Luis Arce

Personal information
- Full name: Luis Arce Crespo
- Date of birth: 22 December 1990 (age 35)
- Place of birth: Mexico City, Mexico
- Height: 1.65 m (5 ft 5 in)
- Position: Midfielder

Team information
- Current team: Guadalajara U-21 (Manager)

Youth career
- 2007–2008: Lobos BUAP
- 2009–2010: Correcaminos UAT
- 2010–2011: Puebla

Senior career*
- Years: Team / Apps / (Gls)
- 2010: Correcaminos UAT Premier / 1 / (0)
- CD Dénia
- FC Jove Español San Vicente

Managerial career
- 2017–2018: BUAP Reserves and Academy
- 2018–2021: Puebla Reserves and Academy
- 2021–2022: Mazatlán (assistant)
- 2023: Bolívar (assistant)
- 2023–2025: Cancún
- 2026–: Guadalajara Reserves and Academy

= Luis Arce Crespo =

Mexican football manager

Luis Arce Crespo (born 22 December 1990) is a former professional Mexican footballer and manager who last played for Club Puebla and currently manages Cancún since 2023.

==Club career==
Arce played in the academies of Lobos BUAP, Correcaminos UAT and Club Puebla.
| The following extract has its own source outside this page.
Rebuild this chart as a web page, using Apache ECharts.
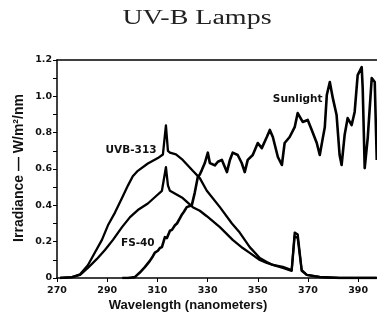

Then, he played in the spanish clubs CD Dénia and FC Jove Español San Vicente

==Coaching career==
In 2017, Arce joined the BUAP Reserves and Academy, in 2018 he moved to the Puebla Reserves and Academy where he won the U-17 championship in 2020, for the first time in the club's history. From 2021 to 2023 he was part of the technical staff of Mazatlán and Bolívar, being a collaborator of Beñat San José. In 2023, Arce was appointed as manager of Cancún of the Liga de Expansión MX.

==Personal life==
Arce is the cousin of fellow footballer Eduardo Arce.